* Supplied information
——
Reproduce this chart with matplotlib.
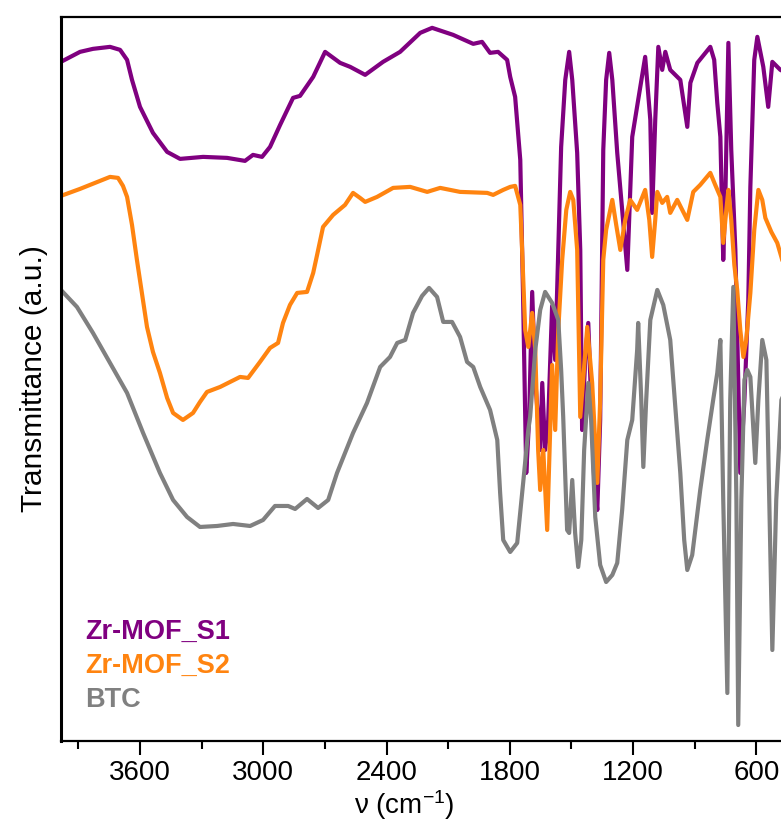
import matplotlib
matplotlib.use("Agg")
import matplotlib.pyplot as plt
from matplotlib.ticker import MultipleLocator

plt.rcParams["font.family"] = ["Liberation Sans", "DejaVu Sans"]
plt.rcParams["mathtext.fontset"] = "custom"
plt.rcParams["mathtext.rm"] = "Liberation Sans"
plt.rcParams["mathtext.it"] = "Liberation Sans:italic"

# Zr-MOF_S1 : wavenumber (cm-1), transmittance (a.u.)
s1_wn = [3985, 3892, 3829, 3746, 3697, 3663, 3639, 3600, 3537, 3468, 3405, 3293, 3176,
         3089, 3050, 3006, 2967, 2918, 2855, 2821, 2757, 2699, 2626, 2577, 2504, 2417,
         2334, 2236, 2178, 2076, 1978, 1935, 1896, 1857, 1813, 1798, 1774, 1749, 1735,
         1720, 1706, 1691, 1676, 1652, 1642, 1628, 1613, 1594, 1579, 1564, 1550, 1530,
         1511, 1496, 1472, 1457, 1448, 1433, 1418, 1404, 1389, 1374, 1360, 1345, 1331,
         1316, 1301, 1277, 1253, 1228, 1219, 1204, 1175, 1141, 1116, 1107, 1092, 1077,
         1058, 1043, 1019, 970, 936, 921, 887, 824, 805, 790, 775, 761, 751, 736, 722,
         702, 678, 658, 639, 629, 610, 595, 566, 542, 522, 483, 434, 400]
s1_t = [67.9, 68.9, 69.2, 69.4, 69.1, 68.1, 66.1, 63.4, 60.8, 58.9, 58.2, 58.4, 58.3,
        58.0, 58.6, 58.4, 59.4, 61.6, 64.3, 64.5, 66.4, 68.9, 67.8, 67.4, 66.6, 67.9,
        68.9, 70.8, 71.3, 70.6, 69.7, 69.9, 68.8, 68.9, 68.1, 66.4, 64.4, 58.1, 44.1,
        26.8, 32.1, 44.9, 36.1, 29.1, 35.8, 29.1, 32.1, 43.5, 38.1, 49.1, 59.4, 66.1,
        68.9, 66.1, 58.8, 49.1, 31.1, 38.1, 41.8, 34.1, 26.1, 23.1, 32.1, 59.1, 66.1,
        68.8, 66.1, 58.8, 53.1, 47.1, 52.1, 60.4, 64.1, 68.4, 62.1, 52.8, 62.1, 69.4,
        67.1, 68.9, 67.1, 66.1, 61.4, 65.8, 67.8, 69.4, 68.1, 63.8, 60.4, 48.1, 54.1,
        69.8, 59.1, 49.1, 26.8, 34.1, 44.1, 55.4, 68.1, 70.4, 67.4, 63.4, 67.9, 67.1,
        66.6, 66.1]

# Zr-MOF_S2
s2_wn = [3985, 3892, 3819, 3746, 3707, 3683, 3663, 3639, 3615, 3566, 3537, 3503, 3468,
         3439, 3391, 3342, 3308, 3274, 3210, 3113, 3074, 3016, 2967, 2928, 2904, 2870,
         2835, 2787, 2757, 2738, 2709, 2660, 2602, 2563, 2529, 2504, 2446, 2368, 2285,
         2202, 2139, 2042, 1910, 1881, 1832, 1798, 1774, 1749, 1740, 1725, 1710, 1691,
         1676, 1662, 1652, 1637, 1618, 1594, 1579, 1564, 1545, 1525, 1506, 1491, 1472,
         1457, 1423, 1399, 1374, 1360, 1345, 1331, 1301, 1282, 1262, 1238, 1214, 1180,
         1141, 1121, 1107, 1092, 1082, 1058, 1034, 1019, 985, 936, 907, 873, 824, 800,
         775, 761, 746, 736, 722, 707, 693, 678, 663, 649, 629, 610, 590, 571, 556, 527,
         498, 478, 434, 400]
s2_t = [54.5, 55.2, 55.8, 56.4, 56.3, 55.5, 54.4, 51.6, 48.1, 41.4, 38.9, 36.8, 34.3,
        32.8, 32.1, 32.8, 33.9, 34.9, 35.4, 36.4, 36.3, 37.9, 39.3, 39.8, 41.8, 43.6,
        44.8, 44.9, 46.8, 48.6, 51.4, 52.6, 53.6, 54.8, 54.3, 53.9, 54.4, 55.3, 55.4,
        54.9, 55.3, 54.9, 54.8, 54.6, 55.1, 55.4, 55.5, 53.6, 49.1, 41.1, 39.4, 42.8,
        39.1, 29.1, 25.1, 29.1, 21.1, 37.6, 31.1, 41.1, 48.1, 53.1, 54.9, 54.1, 49.1,
        32.4, 41.4, 35.8, 25.8, 34.1, 48.1, 51.1, 54.1, 51.6, 49.1, 52.1, 54.1, 53.1,
        55.1, 52.1, 48.4, 52.1, 54.9, 53.8, 54.4, 52.8, 54.1, 52.1, 54.9, 55.6, 56.8,
        55.6, 54.4, 49.8, 53.1, 55.1, 52.1, 47.6, 45.1, 41.1, 38.4, 40.1, 44.8, 51.1,
        55.1, 54.1, 52.3, 50.9, 49.8, 48.4, 45.1, 42.1]

# BTC
btc_wn = [3985, 3907, 3829, 3746, 3663, 3585, 3503, 3439, 3371, 3308, 3225, 3147, 3064,
          3001, 2943, 2879, 2845, 2787, 2733, 2684, 2641, 2563, 2495, 2431, 2383, 2348,
          2309, 2271, 2227, 2193, 2154, 2124, 2081, 2042, 2008, 1978, 1944, 1896, 1861,
          1847, 1832, 1798, 1764, 1735, 1710, 1701, 1676, 1652, 1628, 1594, 1564, 1550,
          1540, 1521, 1511, 1496, 1482, 1467, 1452, 1438, 1418, 1404, 1384, 1360, 1331,
          1301, 1277, 1253, 1228, 1204, 1180, 1175, 1160, 1150, 1136, 1116, 1082, 1053,
          1019, 970, 951, 936, 912, 873, 839, 810, 790, 775, 761, 741, 727, 712, 697, 688,
          673, 658, 644, 629, 605, 590, 571, 551, 537, 522, 503, 478, 434, 400]
btc_t = [45.1, 43.4, 40.8, 37.8, 34.8, 30.8, 26.8, 24.1, 22.4, 21.4, 21.5, 21.7, 21.5,
         22.1, 23.5, 23.5, 23.2, 24.2, 23.3, 24.1, 26.8, 30.8, 33.8, 37.4, 38.4, 39.8,
         40.1, 42.8, 44.5, 45.3, 44.4, 41.9, 41.9, 40.4, 37.9, 37.4, 35.4, 33.1, 30.1,
         24.8, 20.1, 18.9, 19.8, 25.8, 31.1, 32.4, 39.1, 43.1, 44.9, 43.8, 42.1, 37.1,
         32.4, 21.1, 20.8, 26.1, 20.8, 17.4, 20.1, 29.1, 35.8, 32.1, 22.4, 17.6, 15.9,
         16.6, 17.8, 23.1, 30.1, 32.1, 39.1, 41.8, 34.1, 27.4, 34.1, 42.1, 45.1, 43.6,
         40.1, 26.8, 20.1, 17.1, 18.6, 25.1, 30.1, 34.1, 36.8, 40.1, 24.1, 4.8, 34.1,
         45.4, 24.1, 1.6, 24.1, 36.1, 37.1, 36.4, 27.8, 34.1, 40.1, 38.1, 24.1, 9.1,
         24.1, 34.1, 36.1, 34.1]

series = [
    ("Zr-MOF_S1", s1_wn, s1_t, "#800080"),
    ("Zr-MOF_S2", s2_wn, s2_t, "#FF8410"),
    ("BTC", btc_wn, btc_t, "#808080"),
]

fig = plt.figure(figsize=(7.81, 8.22), dpi=100)
ax = fig.add_axes([0.078, 0.0985, 0.943, 0.881])

for name, wn, t, col in series:
    ax.plot(wn, t, color=col, linewidth=3.0, solid_joinstyle="round")

ax.set_xlim(3985, 400)
ax.set_ylim(0, 72.4)

ax.xaxis.set_major_locator(MultipleLocator(600))
ax.xaxis.set_minor_locator(MultipleLocator(300))
ax.tick_params(axis="x", which="major", direction="out", length=10, width=1.5,
               labelsize=20, pad=4)
ax.tick_params(axis="x", which="minor", direction="out", length=6, width=1.5)
ax.set_yticks([])

for side in ["left", "bottom", "top"]:
    ax.spines[side].set_linewidth(1.6)
ax.spines["left"].set_linewidth(2.2)
ax.spines["right"].set_visible(False)

ax.set_xlabel(r"ν (cm$^{-1}$)", fontsize=20, labelpad=0)
ax.xaxis.set_label_coords(0.466, -0.065)
ax.set_ylabel("Transmittance (a.u.)", fontsize=21.5, labelpad=9)

label_y = [0.1506, 0.1036, 0.0566]
for (name, wn, t, col), yy in zip(series, label_y):
    ax.text(0.033, yy, name, transform=ax.transAxes, color=col, fontsize=19.5,
            fontweight="bold", ha="left", va="center")

fig.savefig("out.png", dpi=100)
——
Write out the lines from the start of the material to the line with "from matplotlib.ticker import MultipleLocator", inclusive and exactly. Skip the pictures.

Reproduce this chart with matplotlib.
import matplotlib
matplotlib.use("Agg")
import matplotlib.pyplot as plt
from matplotlib.ticker import MultipleLocator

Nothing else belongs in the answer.